In an interview last week, Rutigliano seemed exasperated when he described how the coronavirus crisis has affected him as a business owner.
“I’ve been in business 23 years, and I’ve never laid anybody off,” Rutigliano said. “I’ve laid off like 300 people ... What are we going to do? This has been gut wrenching.”
Rutigliano said he’s kept about 20 full-time employees on staff to handle take-out services across his seven restaurants, which include Southport Brewing Company and Local Kitchen and Beer Bar, and has brought in part-time staff at times when those employees have needed a break.
Lamont, like other governors, has said the state must focus totally on keeping infection exposures to an absolute minimum.
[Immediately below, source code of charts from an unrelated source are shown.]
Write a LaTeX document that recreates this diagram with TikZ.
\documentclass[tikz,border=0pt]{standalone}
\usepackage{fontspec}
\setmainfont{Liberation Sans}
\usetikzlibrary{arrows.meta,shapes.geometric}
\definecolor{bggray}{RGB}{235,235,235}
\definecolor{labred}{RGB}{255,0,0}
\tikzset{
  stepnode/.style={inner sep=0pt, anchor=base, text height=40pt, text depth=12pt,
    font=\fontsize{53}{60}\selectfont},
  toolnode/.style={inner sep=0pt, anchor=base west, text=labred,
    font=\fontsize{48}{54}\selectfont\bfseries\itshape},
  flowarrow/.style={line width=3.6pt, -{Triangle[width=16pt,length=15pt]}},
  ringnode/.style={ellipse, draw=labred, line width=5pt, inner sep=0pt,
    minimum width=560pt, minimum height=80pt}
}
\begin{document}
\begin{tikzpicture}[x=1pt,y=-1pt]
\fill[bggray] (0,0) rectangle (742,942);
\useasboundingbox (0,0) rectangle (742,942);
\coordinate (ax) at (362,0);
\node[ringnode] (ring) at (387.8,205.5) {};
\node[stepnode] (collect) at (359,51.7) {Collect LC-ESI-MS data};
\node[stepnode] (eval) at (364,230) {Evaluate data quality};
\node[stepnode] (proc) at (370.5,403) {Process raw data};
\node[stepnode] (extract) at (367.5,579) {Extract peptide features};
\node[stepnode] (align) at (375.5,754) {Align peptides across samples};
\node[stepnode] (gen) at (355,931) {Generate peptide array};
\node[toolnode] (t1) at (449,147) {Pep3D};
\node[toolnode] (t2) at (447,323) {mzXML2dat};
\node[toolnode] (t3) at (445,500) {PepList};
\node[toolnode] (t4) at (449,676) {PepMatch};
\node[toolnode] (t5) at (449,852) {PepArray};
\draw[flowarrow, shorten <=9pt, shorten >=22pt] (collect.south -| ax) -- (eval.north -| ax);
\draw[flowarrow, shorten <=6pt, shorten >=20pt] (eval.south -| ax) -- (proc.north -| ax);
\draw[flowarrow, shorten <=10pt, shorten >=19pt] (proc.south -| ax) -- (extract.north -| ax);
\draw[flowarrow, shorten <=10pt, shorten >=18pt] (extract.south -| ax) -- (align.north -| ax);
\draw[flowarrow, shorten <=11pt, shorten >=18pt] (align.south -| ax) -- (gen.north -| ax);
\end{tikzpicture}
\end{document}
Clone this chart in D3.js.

He has extended closures and distancing orders based on the predicted trajectory of the COVID-19 disease. Also Thursday, he announced schools will remain closed until at least May 20.
“Every single decision that has been made under the governor’s emergency powers has been carefully considered for any and all consequences,” said Lamont spokesman Max Reiss. “The most important consideration for all decisions has been and will continue to be the public health of all Connecticut residents..”
Rutigliano said he’s reevaluating every week how to proceed, and may be forced to temporarily close some locations if the closures last much longer.
“The worst part about it is it has taken Connecticut 10 years to get going again,” Rutigliano said. “Last year we finally saw new movement. And then bang this stops us in our tracks.”